A clearer financial picture of Richmond’s bike share program is coming to light as the nearly 18-month-old endeavor enters its second phase.
RVA Bike Share has generated just over $83,000 in revenue since launching in August 2017, as of November, according to numbers provided this week by the city. Those numbers were not made available for a BizSense report on the program last week.
User fees and memberships accounted for $59,800 in revenue, while dock station sponsorships added $11,200 and advertisements on station kiosk panels contributed $12,000. That’s according to a breakdown provided by the city public works department, which includes the program.
The revenue total covers about one-fifth of the $393,000 it costs to operate and maintain the program annually. But that cost – paid monthly to Canada-based vendor Bewegen – is covered using funds from a $1.06 million grant the city was awarded in 2014 by the Federal Highway Administration’s Congestion Mitigation and Air Quality (CMAQ) Improvement Program.
The city used that grant, along with $280,000 in capital improvement funding, to launch the program in 2017. The grant amount provides enough funding to cover the program for about 2½ years, meaning the program, which is nearing the 18-month mark, has about another year before it would need another revenue source.
Until then, the program is not costing the city beyond its initial $280,000 capital improvement investment. In a presentation Tuesday, Jakob Helmboldt, who oversees the program as the city’s pedestrian, bicycle and trails coordinator, told City Council’s Land Use, Housing and Transportation Standing Committee that, as of now, the program does not affect the city’s general fund.
Helmboldt said the grant funds would continue to cover the program as it enters its second phase – a planned expansion that will double its size and scope with an additional 220 bikes and 20 dock stations, bringing the overall fleet and footprint to 440 bikes and 40 stations.
Bikes to change
That phase is projected to cost $1.5 million, which Helmboldt said would be fully funded through the federal CMAQ program. The phase includes converting the entire 440-bike fleet to PedElec electric-assist models and connecting the 40 stations to a power grid for bike recharging.
New stations would be located as far as Carytown, Byrd Park, the Boulevard/Museum District and Manchester, expanding the program’s reach from its current, primarily downtown footprint.
In his presentation Tuesday, which he said was requested by council, Helmboldt said the conversion to electric-assist bikes, designed to help riders with uphill climbs, was planned from the outset.
“That adds value to the system, makes it more attractive, more usable, especially in our hillier areas on hot days,” Helmboldt said. “It increases the range that users can actually use the system for.”
With the upgraded bikes and additional stations, Helmboldt said revenues from user fees, memberships, advertising and sponsorships are anticipated to increase by about $100,000 in the next year, potentially offsetting a portion of the program’s operations and maintenance costs.
The bikes will be rolled out, 10 to 20 at a time, as stations are powered, Helmboldt said. The first bikes are expected to start hitting the street next month, and all existing bikes are to be converted to electric-assist by May. The full expansion is expected to be complete in late summer.

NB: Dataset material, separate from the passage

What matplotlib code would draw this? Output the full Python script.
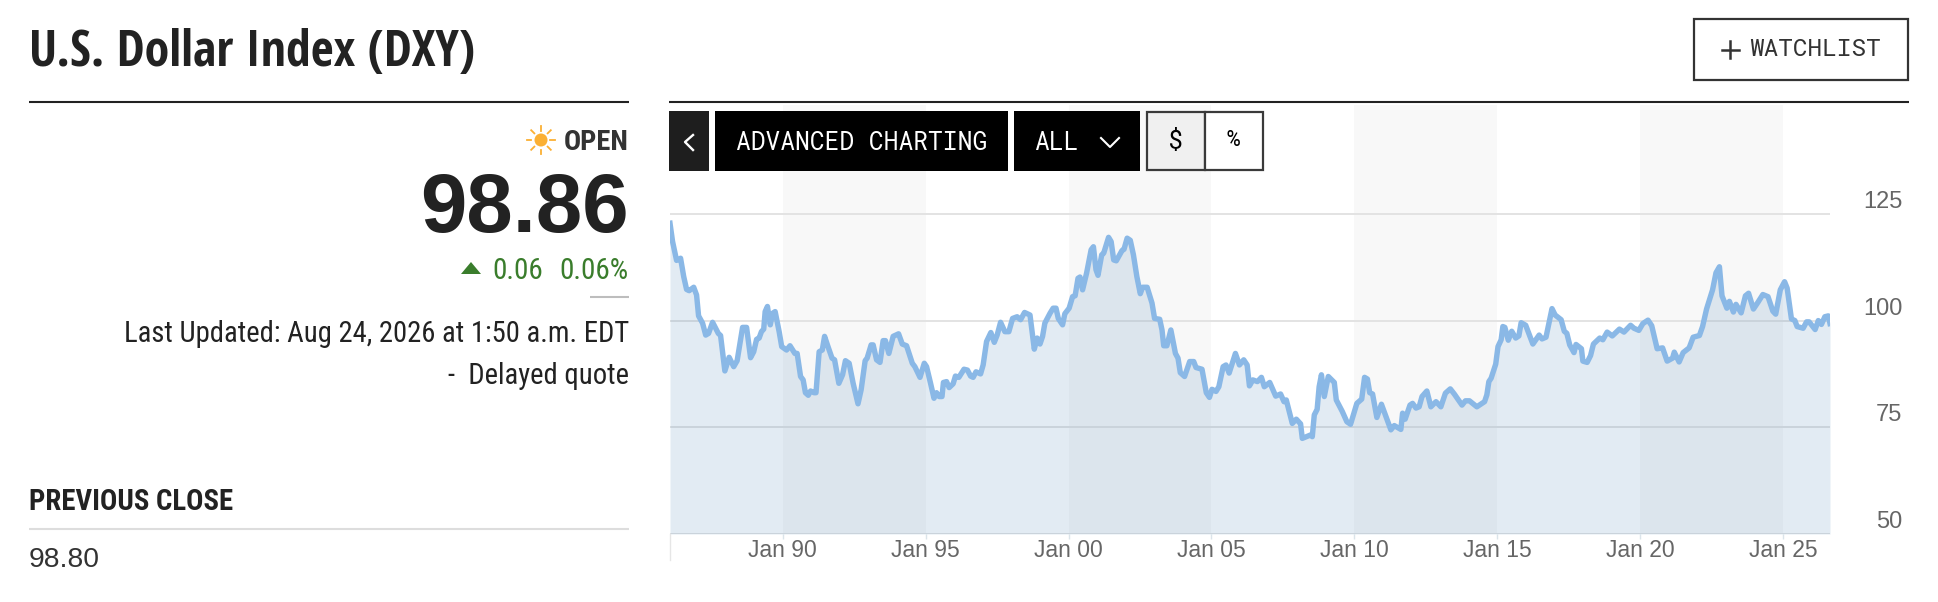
import matplotlib
matplotlib.use("Agg")
import matplotlib.pyplot as plt
from matplotlib.patches import Rectangle, Circle, Polygon

# Values: decimal year, index level
years = [
    1986.05, 1986.14, 1986.28, 1986.42, 1986.53, 1986.63, 1986.72, 1986.88, 1986.98, 1987.05,
    1987.19, 1987.30, 1987.40, 1987.54, 1987.74, 1987.82, 1987.97, 1988.12, 1988.28, 1988.40,
    1988.59, 1988.73, 1988.87, 1988.98, 1989.08, 1989.17, 1989.25, 1989.33, 1989.38, 1989.46,
    1989.56, 1989.64, 1989.73, 1989.87, 1989.96, 1990.13, 1990.25, 1990.42, 1990.50, 1990.62,
    1990.71, 1990.79, 1990.89, 1990.97, 1991.09, 1991.16, 1991.27, 1991.38, 1991.46, 1991.58,
    1991.72, 1991.81, 1991.96, 1992.09, 1992.19, 1992.32, 1992.46, 1992.63, 1992.74, 1992.88,
    1992.95, 1993.09, 1993.16, 1993.28, 1993.40, 1993.51, 1993.59, 1993.71, 1993.86, 1994.05,
    1994.18, 1994.33, 1994.53, 1994.62, 1994.80, 1994.95, 1995.03, 1995.17, 1995.29, 1995.38,
    1995.47, 1995.57, 1995.62, 1995.73, 1995.82, 1995.96, 1996.04, 1996.16, 1996.34, 1996.46,
    1996.57, 1996.66, 1996.76, 1996.92, 1997.01, 1997.13, 1997.28, 1997.40, 1997.50, 1997.62,
    1997.77, 1997.91, 1998.04, 1998.20, 1998.32, 1998.46, 1998.65, 1998.80, 1998.90, 1999.00,
    1999.09, 1999.17, 1999.35, 1999.46, 1999.56, 1999.64, 1999.79, 1999.87, 2000.02, 2000.14,
    2000.23, 2000.33, 2000.40, 2000.49, 2000.63, 2000.79, 2000.87, 2000.96, 2001.03, 2001.16,
    2001.23, 2001.40, 2001.49, 2001.58, 2001.67, 2001.87, 2001.94, 2002.05, 2002.16, 2002.27,
    2002.39, 2002.51, 2002.59, 2002.75, 2002.92, 2003.01, 2003.19, 2003.27, 2003.33, 2003.44,
    2003.58, 2003.74, 2003.83, 2003.91, 2004.06, 2004.24, 2004.38, 2004.46, 2004.67, 2004.82,
    2004.93, 2005.02, 2005.16, 2005.26, 2005.41, 2005.51, 2005.62, 2005.84, 2005.98, 2006.13,
    2006.25, 2006.33, 2006.45, 2006.61, 2006.75, 2006.85, 2007.04, 2007.25, 2007.42, 2007.54,
    2007.62, 2007.83, 2007.97, 2008.12, 2008.18, 2008.47, 2008.53, 2008.60, 2008.70, 2008.77,
    2008.85, 2008.95, 2009.09, 2009.30, 2009.37, 2009.58, 2009.74, 2009.87, 2010.09, 2010.26,
    2010.36, 2010.46, 2010.54, 2010.64, 2010.79, 2010.95, 2011.28, 2011.40, 2011.63, 2011.69,
    2011.78, 2011.95, 2012.04, 2012.16, 2012.27, 2012.37, 2012.54, 2012.68, 2012.86, 2013.03,
    2013.19, 2013.36, 2013.50, 2013.77, 2013.89, 2014.03, 2014.29, 2014.56, 2014.64, 2014.71,
    2014.79, 2014.95, 2015.03, 2015.14, 2015.20, 2015.27, 2015.39, 2015.51, 2015.65, 2015.76,
    2015.84, 2016.00, 2016.25, 2016.47, 2016.57, 2016.71, 2016.92, 2017.03, 2017.24, 2017.35,
    2017.44, 2017.54, 2017.69, 2017.76, 2017.95, 2018.00, 2018.15, 2018.27, 2018.37, 2018.59,
    2018.70, 2018.85, 2019.03, 2019.28, 2019.44, 2019.67, 2019.79, 2019.96, 2020.10, 2020.28,
    2020.41, 2020.60, 2020.79, 2020.95, 2021.14, 2021.20, 2021.37, 2021.51, 2021.72, 2021.86,
    2022.08, 2022.19, 2022.33, 2022.54, 2022.66, 2022.78, 2022.87, 2023.04, 2023.13, 2023.27,
    2023.36, 2023.54, 2023.69, 2023.80, 2023.97, 2024.13, 2024.30, 2024.48, 2024.65, 2024.75,
    2024.91, 2025.06, 2025.15, 2025.30, 2025.42, 2025.50, 2025.71, 2025.83, 2025.92, 2026.13,
    2026.24, 2026.35, 2026.47, 2026.59, 2026.65,
]
dxy = [
    122.8, 118.5, 114.1, 114.6, 110.3, 107.3, 107.0, 107.8, 106.0, 101.1,
    99.4, 96.6, 97.0, 99.6, 97.0, 96.5, 88.2, 91.4, 89.2, 90.6,
    98.4, 98.4, 91.3, 92.7, 95.6, 95.9, 97.4, 98.0, 102.1, 103.3,
    99.0, 101.7, 102.1, 97.4, 93.9, 93.1, 94.1, 92.3, 92.3, 86.9,
    86.1, 83.1, 82.5, 83.5, 83.1, 83.1, 92.7, 93.1, 96.3, 93.9,
    91.2, 90.8, 85.3, 87.3, 90.6, 90.0, 85.3, 80.5, 83.8, 90.6,
    91.2, 94.3, 94.3, 90.8, 90.2, 95.3, 95.3, 92.3, 96.3, 96.9,
    94.5, 94.1, 90.0, 89.2, 86.7, 90.0, 89.2, 85.3, 81.8, 83.1,
    82.2, 82.2, 85.5, 85.7, 84.3, 85.2, 87.0, 86.7, 88.6, 88.4,
    87.0, 86.7, 88.0, 87.5, 89.6, 95.1, 97.2, 94.9, 96.6, 99.6,
    97.4, 97.4, 100.5, 100.9, 100.2, 101.9, 101.3, 93.3, 95.9, 94.5,
    96.3, 99.4, 101.7, 102.9, 102.9, 100.5, 99.0, 101.6, 102.9, 105.6,
    105.8, 109.9, 110.2, 107.2, 111.1, 116.6, 117.3, 111.9, 110.6, 115.4,
    115.8, 119.5, 118.5, 114.2, 114.0, 116.4, 116.7, 119.3, 118.8, 115.4,
    110.3, 106.3, 107.8, 107.8, 104.1, 100.5, 100.3, 97.8, 94.1, 94.1,
    97.8, 92.3, 91.2, 87.8, 86.9, 90.4, 90.4, 89.0, 88.6, 83.1,
    82.0, 83.9, 83.4, 84.5, 89.2, 89.6, 87.7, 92.3, 89.6, 90.8,
    89.6, 84.7, 86.1, 85.7, 86.7, 84.5, 85.5, 82.3, 82.8, 81.0,
    81.4, 75.9, 76.9, 75.8, 72.4, 73.2, 72.8, 77.9, 79.2, 84.5,
    87.3, 82.2, 86.9, 85.5, 81.4, 78.7, 76.3, 75.7, 80.6, 81.6,
    86.7, 86.3, 83.1, 82.8, 77.3, 80.4, 74.4, 75.4, 74.5, 78.3,
    76.9, 80.2, 80.6, 79.5, 79.8, 82.2, 83.5, 79.8, 81.0, 79.8,
    83.0, 84.0, 82.8, 80.2, 81.2, 81.2, 79.8, 81.0, 82.6, 85.7,
    86.5, 89.8, 93.9, 95.5, 98.6, 98.4, 95.4, 97.5, 95.9, 96.4,
    99.5, 98.9, 94.5, 96.6, 95.7, 96.1, 102.8, 101.3, 100.2, 97.5,
    97.0, 94.3, 92.5, 94.4, 93.4, 90.5, 90.2, 91.8, 94.5, 95.9,
    95.5, 97.3, 96.4, 98.0, 97.3, 98.9, 98.2, 97.7, 99.3, 100.1,
    98.8, 93.4, 93.6, 90.5, 91.2, 92.6, 90.3, 92.5, 93.6, 96.1,
    96.5, 98.6, 102.7, 107.2, 111.2, 112.6, 105.8, 102.9, 104.5, 102.0,
    103.8, 101.8, 105.8, 106.4, 102.7, 104.3, 106.1, 105.6, 102.2, 101.5,
    107.2, 109.1, 107.6, 100.4, 100.0, 98.6, 98.2, 99.7, 99.7, 97.9,
    100.0, 99.1, 100.9, 101.1, 99.3,
]

x_ticks = [1990, 1995, 2000, 2005, 2010, 2015, 2020, 2025]
x_labels = ["Jan 90", "Jan 95", "Jan 00", "Jan 05", "Jan 10", "Jan 15", "Jan 20", "Jan 25"]
y_ticks = [50, 75, 100, 125]
band_edges = [(1990, 1995), (2000, 2005), (2010, 2015), (2020, 2025)]

NARROW = ["Roboto Condensed", "Liberation Sans"]
HEAVY = ["Open Sans Condensed", "Liberation Sans"]
MONO = ["Roboto Mono", "Liberation Mono"]
W, H = 1938, 602

plt.rcParams["font.family"] = ["Liberation Sans", "DejaVu Sans"]
fig = plt.figure(figsize=(W / 100, H / 100), dpi=100)

# Price chart, placed by pixel box
left, right, top, bottom = 670, 1830, 105, 534
ax = fig.add_axes([left / W, 1 - bottom / H, (right - left) / W, (bottom - top) / H])
ax.set_xlim(1986.05, 2026.65)
ax.set_ylim(50, 150.5)
for spine in ax.spines.values():
    spine.set_visible(False)

for start, end in band_edges:
    ax.axvspan(start, end, color="#f8f8f8", lw=0, zorder=0)

ax.set_yticks(y_ticks)
ax.tick_params(axis="y", length=0, labelleft=False)
ax.grid(axis="y", color="#e3e3e3", lw=1.4, zorder=1)
ax.set_axisbelow(True)

ax.fill_between(years, dxy, 50, color="#3d7ab0", alpha=0.15, lw=0, zorder=2)
ax.plot(years, dxy, color="#8ab8e6", lw=3.9, solid_joinstyle="round", zorder=3)

ax.set_xticks(x_ticks)
ax.set_xticklabels(x_labels)
ax.tick_params(axis="x", length=3.6, width=1, color="#dbe4ea", labelcolor="#666666",
               labelsize=16.5, pad=0)

# y labels sit above their gridlines, outside the plot
for val in y_ticks:
    ax.annotate(str(val), xy=(1, val), xycoords=("axes fraction", "data"),
                xytext=(52, 8.5), textcoords="offset points", ha="right", va="center",
                fontsize=17, color="#666666", annotation_clip=False)

# Page furniture drawn in pixel coordinates
ui = fig.add_axes([0, 0, 1, 1], facecolor="none")
ui.set_xlim(0, W)
ui.set_ylim(H, 0)
ui.axis("off")


def box(x0, y0, x1, y1, fc, ec="none", lw=0):
    ui.add_patch(Rectangle((x0, y0), x1 - x0, y1 - y0, facecolor=fc, edgecolor=ec, linewidth=lw))


def label(x, y, s, size, color="#222222", ha="left", weight="normal", family=None):
    ui.text(x, y, s, fontsize=size, color=color, ha=ha, va="center", fontweight=weight,
            family=family or NARROW)


# rules
ui.plot([29, 629], [102, 102], color="#222222", lw=1.5, solid_capstyle="butt")
ui.plot([669, 1909], [102, 102], color="#222222", lw=1.5, solid_capstyle="butt")
ui.plot([590, 629], [296.5, 296.5], color="#bdbdbd", lw=1.5, solid_capstyle="butt")
ui.plot([29, 629], [529, 529], color="#dddddd", lw=1.5, solid_capstyle="butt")
ui.plot([670, 670], [534, 560], color="#e6e6e6", lw=1)

# left panel
label(29, 53, "U.S. Dollar Index (DXY)", 36, weight="bold", family=HEAVY)
label(629, 142, "OPEN", 20.5, color="#333333", ha="right", weight="bold")
label(629, 210, "98.86", 60, ha="right", weight="bold", family="Liberation Sans")
label(629, 271, "0.06%", 21, color="#3a7d2c", ha="right")
label(543, 271, "0.06", 21, color="#3a7d2c", ha="right")
ui.add_patch(Polygon([[461, 274], [481, 274], [471, 262]], facecolor="#3a7d2c"))
label(629, 334, "Last Updated: Aug 24, 2026 at 1:50 a.m. EDT", 20.6, ha="right")
label(629, 376, "-  Delayed quote", 20.6, ha="right")
label(29, 502, "PREVIOUS CLOSE", 20.7, weight="bold")
label(29, 560, "98.80", 20.3, color="#333333", family="Liberation Sans")

# sun icon
sun_x, sun_y = 541, 140
ui.add_patch(Circle((sun_x, sun_y), 6.5, facecolor="#fbb034", edgecolor="none"))
for dx, dy in [(1, 0), (-1, 0), (0, 1), (0, -1), (.7, .7), (-.7, .7), (.7, -.7), (-.7, -.7)]:
    ui.plot([sun_x + 9.5 * dx, sun_x + 14 * dx], [sun_y + 9.5 * dy, sun_y + 14 * dy],
            color="#fbb034", lw=1.3)

# toolbar
box(669, 111, 709, 171, "#1e1e1e")
ui.plot([693, 685, 693], [135, 142, 150], color="white", lw=1.7)
box(715, 111, 1008, 171, "black")
label(861.5, 142.5, "ADVANCED CHARTING", 17.7, color="white", ha="center", family=MONO)
box(1014, 111, 1140, 171, "black")
label(1034, 142.5, "ALL", 17.7, color="white", family=MONO)
ui.plot([1101, 1110, 1119], [138, 147, 138], color="white", lw=1.5)
box(1147, 112, 1205, 170, "#f0f0f0", ec="#3a3a3a", lw=1.6)
box(1205, 112, 1263, 170, "white", ec="#3a3a3a", lw=1.6)
label(1176, 141, "$", 18, color="black", ha="center", family=MONO, weight="bold")
label(1233, 141, "%", 16, color="black", ha="center", family=MONO, weight="bold")

# watchlist button
box(1694, 19, 1908, 80, "white", ec="#333333", lw=1.6)
ui.plot([1722, 1739], [49.5, 49.5], color="#333333", lw=1.8)
ui.plot([1730.5, 1730.5], [41, 58], color="#333333", lw=1.8)
label(1749, 50, "WATCHLIST", 17.6, color="#333333", family=MONO)

fig.savefig("out.png", dpi=100)
plt.close(fig)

Helmboldt said operations and maintenance costs for the fully implemented system are to be negotiated with Bewegen, which he said agreed to a revenue-sharing approach in which any excess money would be split between the vendor and the city, while any shortfall would be absorbed by the company. He said the arrangement is contingent on the city completing the PedElec conversion.
Council member Kim Gray, who has questioned the locations of stations in the program’s first phase, asked Helmboldt if new stations would be placed in coordination with the Pulse, the bus rapid transit system that GRTC rolled out last year. Gray also asked if stations would be located closer to each other.
“What I’m hearing from folks is they want to utilize the service, but they’re so spread out, where they can dock, that it doesn’t save time,” Gray said.
Helmboldt said the expansion not only would enlarge the system’s footprint but also fill in service gaps, with the goal of having a station a quarter-mile from another. He also said the bike share is designed to work with the Pulse, with five existing stations located on the corridor.
“The intent was to have them work in tandem,” he said. “The idea is to integrate with transit, and in particular with the Pulse, so that it provides good access to the Pulse.”
Responding to questions from council member Michael Jones, Helmboldt said six bikes have been lost, adding that he didn’t know that any of those bikes were taken by someone other than an authorized user. He said Bewegen has been retrofitting bikes with a new, stronger locking mechanism made of steel, as well as making minor modifications to docks to further prevent thefts.
“Luckily we’ve not had an excessive number of problems, so we anticipate that that will be reduced even further,” he said.
Helmboldt’s presentation came days before council is scheduled to receive proposed amendments to city code to allow dockless electric bikes and scooters to be operated legally in city right-of-way.
The new rules, proposed by Mayor Levar Stoney, were scheduled to go before council this month but were continued to allow for adjustments to a fee schedule, which would charge operators $20,000 to permit up to 100 dockless vehicles, $30,000 to permit between 101 and 200 vehicles, and $45,000 for 201 to 500 vehicles.
Council is set to receive the proposals at its meeting next Monday, Jan. 28.